1. What is an outcome-based AI contract?

An outcome-based AI contract is a pricing and delivery model where project success is tied to measurable business results rather than engineering hours or development effort. Examples include reducing operational costs, improving response times, or increasing workflow efficiency.

2. How do outcome-based AI contracts reduce project risk?

Outcome-based contracts reduce risk by aligning vendor incentives with business objectives. Both parties focus on achieving defined KPIs, improving accountability, transparency, and ROI visibility throughout the project lifecycle.

3. What metrics are commonly used in outcome-based AI projects?

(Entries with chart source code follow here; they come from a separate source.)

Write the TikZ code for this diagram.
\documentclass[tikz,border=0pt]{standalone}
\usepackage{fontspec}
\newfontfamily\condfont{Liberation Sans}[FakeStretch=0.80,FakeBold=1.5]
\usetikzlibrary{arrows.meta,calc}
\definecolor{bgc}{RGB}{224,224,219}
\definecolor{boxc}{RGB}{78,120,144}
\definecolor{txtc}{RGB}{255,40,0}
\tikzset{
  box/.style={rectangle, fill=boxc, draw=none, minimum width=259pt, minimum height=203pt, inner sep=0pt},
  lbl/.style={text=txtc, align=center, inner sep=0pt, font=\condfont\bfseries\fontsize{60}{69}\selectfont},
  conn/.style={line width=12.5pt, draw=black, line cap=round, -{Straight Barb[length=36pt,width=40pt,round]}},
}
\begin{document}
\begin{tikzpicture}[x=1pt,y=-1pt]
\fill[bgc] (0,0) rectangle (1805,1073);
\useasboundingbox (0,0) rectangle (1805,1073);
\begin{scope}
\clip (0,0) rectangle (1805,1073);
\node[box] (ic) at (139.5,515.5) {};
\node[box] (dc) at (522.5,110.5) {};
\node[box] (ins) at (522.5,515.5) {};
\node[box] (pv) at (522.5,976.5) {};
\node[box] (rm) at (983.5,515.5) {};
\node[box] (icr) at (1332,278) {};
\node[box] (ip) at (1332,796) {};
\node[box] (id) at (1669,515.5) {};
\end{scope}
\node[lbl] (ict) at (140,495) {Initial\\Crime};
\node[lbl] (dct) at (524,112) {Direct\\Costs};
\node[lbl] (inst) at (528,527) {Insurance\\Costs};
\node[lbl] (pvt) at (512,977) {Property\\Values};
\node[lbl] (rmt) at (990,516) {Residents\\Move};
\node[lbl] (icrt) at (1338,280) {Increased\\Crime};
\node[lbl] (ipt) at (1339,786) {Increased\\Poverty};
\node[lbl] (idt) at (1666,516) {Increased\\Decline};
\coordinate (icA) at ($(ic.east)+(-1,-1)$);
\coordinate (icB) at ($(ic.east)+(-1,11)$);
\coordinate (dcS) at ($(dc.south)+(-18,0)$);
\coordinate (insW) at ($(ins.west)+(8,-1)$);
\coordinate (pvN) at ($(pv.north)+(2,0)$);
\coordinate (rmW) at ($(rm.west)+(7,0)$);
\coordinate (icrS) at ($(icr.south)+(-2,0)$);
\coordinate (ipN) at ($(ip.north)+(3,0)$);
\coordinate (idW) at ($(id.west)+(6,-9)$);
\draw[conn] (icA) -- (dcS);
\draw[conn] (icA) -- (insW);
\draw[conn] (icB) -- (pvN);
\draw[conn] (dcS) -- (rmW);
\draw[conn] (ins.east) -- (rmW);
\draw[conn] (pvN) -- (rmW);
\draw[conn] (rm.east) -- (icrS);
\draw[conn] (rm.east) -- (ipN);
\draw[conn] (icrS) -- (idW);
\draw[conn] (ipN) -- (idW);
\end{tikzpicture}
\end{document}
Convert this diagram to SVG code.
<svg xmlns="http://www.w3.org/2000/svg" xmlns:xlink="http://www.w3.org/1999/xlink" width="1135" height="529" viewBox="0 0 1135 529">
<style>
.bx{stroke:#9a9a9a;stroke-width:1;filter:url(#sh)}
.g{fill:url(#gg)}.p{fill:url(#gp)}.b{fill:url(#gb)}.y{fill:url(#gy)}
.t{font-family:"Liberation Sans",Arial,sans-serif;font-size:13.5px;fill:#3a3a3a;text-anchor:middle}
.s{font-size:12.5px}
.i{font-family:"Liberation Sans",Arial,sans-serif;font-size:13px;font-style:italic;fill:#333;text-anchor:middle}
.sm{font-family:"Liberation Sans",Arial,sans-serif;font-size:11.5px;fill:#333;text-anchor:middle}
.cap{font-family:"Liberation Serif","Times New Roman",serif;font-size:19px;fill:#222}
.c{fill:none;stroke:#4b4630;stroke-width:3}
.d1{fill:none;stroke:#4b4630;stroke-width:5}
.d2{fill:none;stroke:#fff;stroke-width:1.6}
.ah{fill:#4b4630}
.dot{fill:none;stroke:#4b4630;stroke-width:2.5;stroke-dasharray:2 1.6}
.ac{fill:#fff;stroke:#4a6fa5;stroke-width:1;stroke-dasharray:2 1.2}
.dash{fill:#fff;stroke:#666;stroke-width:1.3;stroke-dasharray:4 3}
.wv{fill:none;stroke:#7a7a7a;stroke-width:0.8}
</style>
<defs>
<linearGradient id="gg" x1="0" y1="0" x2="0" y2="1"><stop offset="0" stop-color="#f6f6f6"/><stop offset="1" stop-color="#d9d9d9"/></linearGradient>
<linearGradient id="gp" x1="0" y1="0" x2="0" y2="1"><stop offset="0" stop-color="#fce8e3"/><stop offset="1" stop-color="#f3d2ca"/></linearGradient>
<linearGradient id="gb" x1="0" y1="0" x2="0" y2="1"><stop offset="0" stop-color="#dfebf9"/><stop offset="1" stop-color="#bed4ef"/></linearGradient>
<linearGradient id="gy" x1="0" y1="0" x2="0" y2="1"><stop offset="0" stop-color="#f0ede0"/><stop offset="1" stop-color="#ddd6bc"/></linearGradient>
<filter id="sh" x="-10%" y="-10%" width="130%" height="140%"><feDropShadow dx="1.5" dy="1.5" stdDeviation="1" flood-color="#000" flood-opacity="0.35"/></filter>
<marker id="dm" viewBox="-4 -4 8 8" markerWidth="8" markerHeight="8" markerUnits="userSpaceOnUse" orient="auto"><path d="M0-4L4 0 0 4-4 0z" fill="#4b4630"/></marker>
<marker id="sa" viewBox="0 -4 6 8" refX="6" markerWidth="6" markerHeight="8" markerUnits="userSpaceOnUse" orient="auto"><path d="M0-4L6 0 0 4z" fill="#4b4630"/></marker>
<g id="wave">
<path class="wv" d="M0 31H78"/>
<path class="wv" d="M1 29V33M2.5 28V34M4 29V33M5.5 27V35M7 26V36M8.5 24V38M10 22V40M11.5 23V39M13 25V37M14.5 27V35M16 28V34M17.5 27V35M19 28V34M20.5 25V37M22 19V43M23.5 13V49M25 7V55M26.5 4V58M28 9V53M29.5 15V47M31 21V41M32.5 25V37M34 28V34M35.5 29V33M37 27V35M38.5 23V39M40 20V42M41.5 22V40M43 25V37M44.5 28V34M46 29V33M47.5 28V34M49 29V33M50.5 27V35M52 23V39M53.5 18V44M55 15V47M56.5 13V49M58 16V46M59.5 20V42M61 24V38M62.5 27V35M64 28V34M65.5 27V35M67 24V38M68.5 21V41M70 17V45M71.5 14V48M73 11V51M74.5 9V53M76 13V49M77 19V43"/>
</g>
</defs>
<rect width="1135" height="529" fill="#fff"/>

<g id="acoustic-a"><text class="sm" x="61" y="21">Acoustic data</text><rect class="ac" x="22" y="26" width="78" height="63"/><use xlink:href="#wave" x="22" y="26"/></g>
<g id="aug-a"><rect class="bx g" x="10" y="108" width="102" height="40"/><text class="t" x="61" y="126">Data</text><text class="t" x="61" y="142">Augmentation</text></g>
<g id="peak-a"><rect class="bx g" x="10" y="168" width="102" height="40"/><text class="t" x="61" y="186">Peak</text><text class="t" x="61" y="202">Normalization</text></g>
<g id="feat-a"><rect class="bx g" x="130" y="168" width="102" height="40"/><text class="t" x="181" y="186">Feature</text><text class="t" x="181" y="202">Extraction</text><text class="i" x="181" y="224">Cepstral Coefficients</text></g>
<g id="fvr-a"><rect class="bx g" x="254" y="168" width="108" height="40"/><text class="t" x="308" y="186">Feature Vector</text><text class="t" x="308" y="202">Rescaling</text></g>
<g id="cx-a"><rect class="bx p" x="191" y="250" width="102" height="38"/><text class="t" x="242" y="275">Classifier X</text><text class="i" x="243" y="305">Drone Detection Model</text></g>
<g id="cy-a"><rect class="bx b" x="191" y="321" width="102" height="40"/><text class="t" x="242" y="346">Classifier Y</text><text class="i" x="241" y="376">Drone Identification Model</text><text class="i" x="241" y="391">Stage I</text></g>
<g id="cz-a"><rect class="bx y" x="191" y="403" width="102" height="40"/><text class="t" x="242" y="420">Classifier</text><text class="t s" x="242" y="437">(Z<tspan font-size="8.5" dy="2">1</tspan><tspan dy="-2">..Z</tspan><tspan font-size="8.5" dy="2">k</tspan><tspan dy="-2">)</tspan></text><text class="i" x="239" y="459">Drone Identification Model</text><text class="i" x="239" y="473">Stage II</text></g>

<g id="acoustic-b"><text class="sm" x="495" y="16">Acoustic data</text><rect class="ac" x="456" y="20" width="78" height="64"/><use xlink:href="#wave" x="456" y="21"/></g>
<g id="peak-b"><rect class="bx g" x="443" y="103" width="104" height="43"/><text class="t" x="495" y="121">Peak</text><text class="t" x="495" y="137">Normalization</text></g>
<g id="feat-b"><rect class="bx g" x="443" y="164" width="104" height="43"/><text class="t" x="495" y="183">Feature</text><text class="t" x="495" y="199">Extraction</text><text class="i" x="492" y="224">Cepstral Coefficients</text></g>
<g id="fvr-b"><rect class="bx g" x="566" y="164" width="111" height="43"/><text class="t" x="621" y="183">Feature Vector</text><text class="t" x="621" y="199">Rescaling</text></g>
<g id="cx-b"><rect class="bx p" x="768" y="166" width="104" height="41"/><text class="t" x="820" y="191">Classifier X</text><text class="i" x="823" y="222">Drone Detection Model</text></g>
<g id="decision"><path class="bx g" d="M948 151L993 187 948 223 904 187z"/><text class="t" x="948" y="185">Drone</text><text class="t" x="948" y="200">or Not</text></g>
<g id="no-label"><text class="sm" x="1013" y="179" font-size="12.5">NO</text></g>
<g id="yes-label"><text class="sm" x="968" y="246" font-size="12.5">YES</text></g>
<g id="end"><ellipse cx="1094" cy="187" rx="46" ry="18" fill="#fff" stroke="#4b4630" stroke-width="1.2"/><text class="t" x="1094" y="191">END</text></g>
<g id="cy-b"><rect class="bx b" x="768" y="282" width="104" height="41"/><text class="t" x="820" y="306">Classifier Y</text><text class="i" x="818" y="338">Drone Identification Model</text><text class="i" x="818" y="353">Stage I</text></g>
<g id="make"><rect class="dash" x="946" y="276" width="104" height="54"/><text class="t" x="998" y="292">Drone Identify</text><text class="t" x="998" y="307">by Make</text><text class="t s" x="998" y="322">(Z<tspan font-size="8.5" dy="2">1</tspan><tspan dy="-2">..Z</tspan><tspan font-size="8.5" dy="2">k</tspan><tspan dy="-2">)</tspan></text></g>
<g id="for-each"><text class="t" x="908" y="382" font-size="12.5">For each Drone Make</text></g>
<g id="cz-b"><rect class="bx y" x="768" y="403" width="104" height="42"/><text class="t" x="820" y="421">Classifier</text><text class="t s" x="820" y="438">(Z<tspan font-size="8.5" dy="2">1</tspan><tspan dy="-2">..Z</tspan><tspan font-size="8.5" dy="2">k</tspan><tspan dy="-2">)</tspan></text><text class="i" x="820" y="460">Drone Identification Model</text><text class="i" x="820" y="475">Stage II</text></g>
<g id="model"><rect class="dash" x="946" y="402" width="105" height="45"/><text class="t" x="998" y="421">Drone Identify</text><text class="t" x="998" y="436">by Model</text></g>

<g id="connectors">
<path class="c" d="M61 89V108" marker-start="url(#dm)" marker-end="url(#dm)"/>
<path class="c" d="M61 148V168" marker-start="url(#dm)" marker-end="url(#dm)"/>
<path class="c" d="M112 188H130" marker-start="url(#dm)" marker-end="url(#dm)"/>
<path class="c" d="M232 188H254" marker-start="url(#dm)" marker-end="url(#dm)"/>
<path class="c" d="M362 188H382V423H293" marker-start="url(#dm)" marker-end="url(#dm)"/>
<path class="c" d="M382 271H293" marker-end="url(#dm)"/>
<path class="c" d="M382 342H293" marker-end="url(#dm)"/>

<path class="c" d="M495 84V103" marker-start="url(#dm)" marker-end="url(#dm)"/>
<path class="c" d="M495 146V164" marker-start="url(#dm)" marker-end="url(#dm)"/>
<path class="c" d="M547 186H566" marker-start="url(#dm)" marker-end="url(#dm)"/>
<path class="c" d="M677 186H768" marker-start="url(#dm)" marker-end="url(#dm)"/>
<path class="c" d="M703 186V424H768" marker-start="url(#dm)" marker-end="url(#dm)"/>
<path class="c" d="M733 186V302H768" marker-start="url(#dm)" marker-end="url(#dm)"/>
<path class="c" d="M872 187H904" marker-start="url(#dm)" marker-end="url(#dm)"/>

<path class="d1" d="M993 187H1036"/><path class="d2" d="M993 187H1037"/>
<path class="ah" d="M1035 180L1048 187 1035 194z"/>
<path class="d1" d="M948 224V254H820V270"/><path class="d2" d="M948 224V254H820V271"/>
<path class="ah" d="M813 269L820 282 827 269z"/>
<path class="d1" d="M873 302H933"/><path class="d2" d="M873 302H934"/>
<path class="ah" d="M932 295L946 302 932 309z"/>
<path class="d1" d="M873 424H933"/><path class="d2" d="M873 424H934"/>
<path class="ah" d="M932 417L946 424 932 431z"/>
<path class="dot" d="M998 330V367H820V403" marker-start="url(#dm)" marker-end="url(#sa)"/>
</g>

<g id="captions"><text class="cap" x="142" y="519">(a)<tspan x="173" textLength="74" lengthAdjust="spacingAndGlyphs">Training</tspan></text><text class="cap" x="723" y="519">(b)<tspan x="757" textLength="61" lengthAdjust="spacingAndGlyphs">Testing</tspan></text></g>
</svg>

Common metrics include customer response time, workflow automation rates, ticket resolution speed, employee productivity improvements, revenue growth, cost reduction, infrastructure uptime, and process efficiency gains.

4. Are outcome-based AI contracts suitable for every AI project?

Not always. Outcome-based contracts work best when business objectives and success metrics can be clearly defined and measured. Organizations should establish realistic KPIs, baseline performance benchmarks, and governance frameworks before implementation begins.

5. What should businesses look for in an AI vendor offering outcome-based contracts?

Businesses should look for vendors that prioritize operational outcomes, KPI tracking, governance, user adoption, infrastructure readiness, and long-term business impact rather than focusing solely on technical implementation or development hours.